Shipments of cutting tools, measured by the Cutting Tool Market Report, a collaboration between AMT – The Association For Manufacturing Technology and the U.S. Cutting Tool Institute (USCTI), totaled $222 million in September 2025.
Orders increased 5.3% from August 2025 and 14.7% from September 2024. Year-to-date shipments totaled $1.88 billion, down 1.1% from the same period in 2024.

“Most users remain concerned about their backlog, future orders, and inventory, especially for the transportation sectors of manufacturing,” said Jack Burley, chairman of AMT’s Cutting Tool Product Group and president of Big Daishowa, a cutting tool manufacturer. “For September, cutting tool deliveries were normal, and some optimism that unstable business conditions may be improving was tempered by the higher cost of products and lower profitability. Unit prices for most cutting tools are up by double digits due to price hikes caused by tariffs and increased costs for raw materials. I don’t expect to see any improvements in the fourth quarter.”

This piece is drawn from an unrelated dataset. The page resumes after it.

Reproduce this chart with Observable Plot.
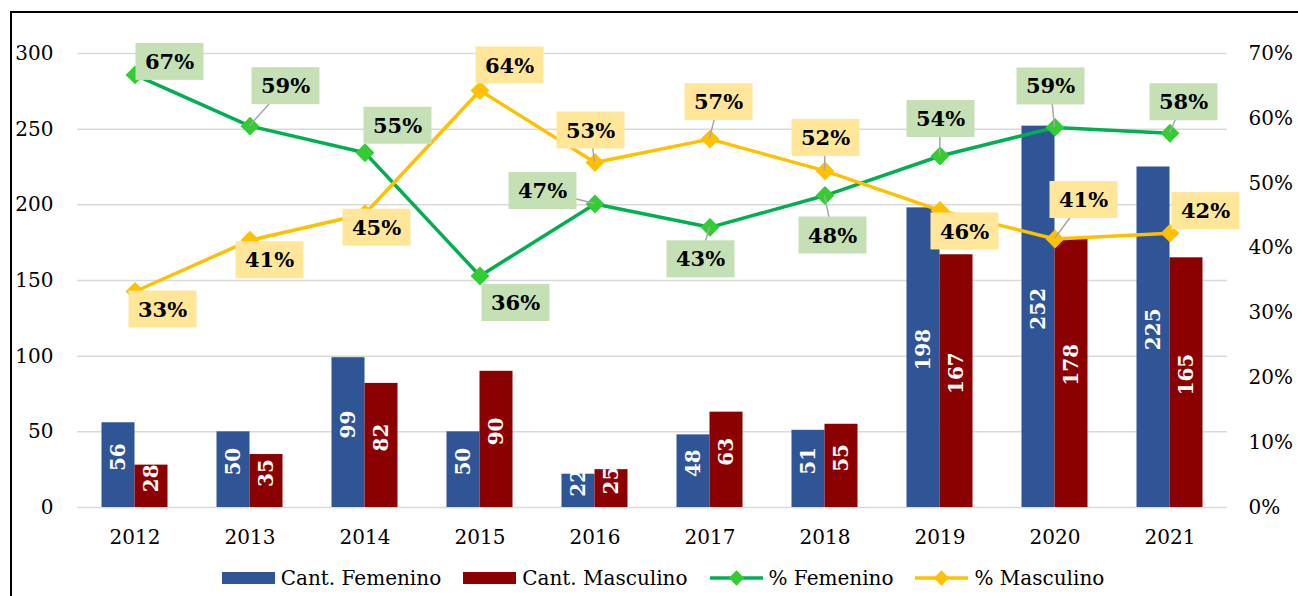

Michelle Kocses, senior economist at ITR Economics, said: “Cutting tool orders for September came in 14.7% above September 2024. Even more encouraging is that the third quarter, as a whole, surpassed the third quarter of 2024, suggesting that this budding positive momentum is not a one-month fluke.
Buttressing this rise, U.S. industrial production is in an accelerating growth trend. Capex is beginning to pick up as confidence gradually improves, but there are soft spots in oil and gas drilling and heavy truck markets. Forward-looking evidence points to measured optimism for 2026.”
The Cutting Tool Market Report is jointly compiled by AMT and USCTI, two trade associations representing the development, production, and distribution of cutting tool technology and products. It provides a monthly statement on U.S. manufacturers’ consumption of the primary consumable in the manufacturing process, the cutting tool. Analysis of cutting tool consumption is a leading indicator of both upturns and downturns in U.S. manufacturing activity, as it is a true measure of actual production levels.